Leaving aside the amounts involved, one of the reasons Surowiecki backs Obama's rebate plan is because it will be handed out over time "instead of in one lump sum, and that it will add a small but steady amount to Americans' take-home pay".

According to Surowiecki: "A compelling explanation for why rebates haven't worked very well (in the past) is that they have been handed out as lump sums.

"You might think that handing people a big chunk of change is a perfect way to get them to spend it.

"But it isn't, because people don't treat all windfalls as found money. Instead, in the words of the behavioural economist Richard Thaler, people put different windfalls in different 'mental accounts', which in turn influences what they do with the money.

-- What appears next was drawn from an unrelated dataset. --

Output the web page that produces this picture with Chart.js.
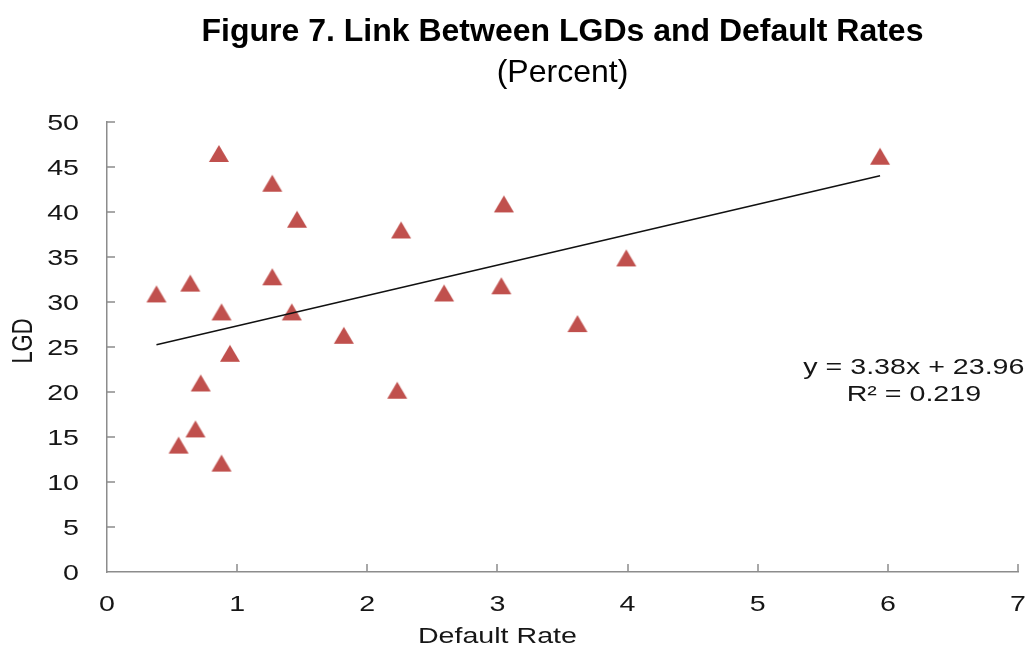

"Where the money comes from can have a big impact on whether people spend it or save it: casino winnings are more likely to be spent than, say, money from an inheritance. The framing of a windfall is important, too: a recent study by the business professors Nicholas Epley and Ayelet Gneezy showed that when a tax rebate was presented as a bonus it was more likely to be spent than when it was presented as a refund.

"And the size of the windfall matters a lot: the bigger the windfall, the more likely it is to be saved. One fascinating study of Israelis who received reparations from Germany found that those who received the biggest payments spent very little of the money, while those who received small payments spent it all."

In other words, Surowiecki is broadly coming down on the Turnbull side of the permanent tax cuts v one-off windfall payments debate going on here in Australia. Which as of this moment also means that's the side of the argument to which Xenophon isleaning.

And that in turn means that during discussions this week with Xenophon, Rudd and Swan may well be betting the house when it comes to their stimulus package, unless Xenophon is prepared to be bought for, say, more infrastructure spending on the Murray-Darling in his home state of South Australia, something he's talking about as well.

The sting in the tail for Rudd in the Surowiecki piece is his references: "One explanation for why rebates don't have a bigger impact is they don't affect what Milton Friedman called people's permanent income," he writes.

"Friedman argued that people's spending is determined by what they think their incomes will be over time; they change their spending habits only if they think they're going to be permanently wealthier or poorer."

Some one should tell Xenophon, before he gets down to serious negotiations with Rudd this week ahead of Thursday's Senate vote, that's the same Friedman a certain prominent essayist in the latest edition of The Monthly would willingly identify as one of the bete noirs of neo-liberalism.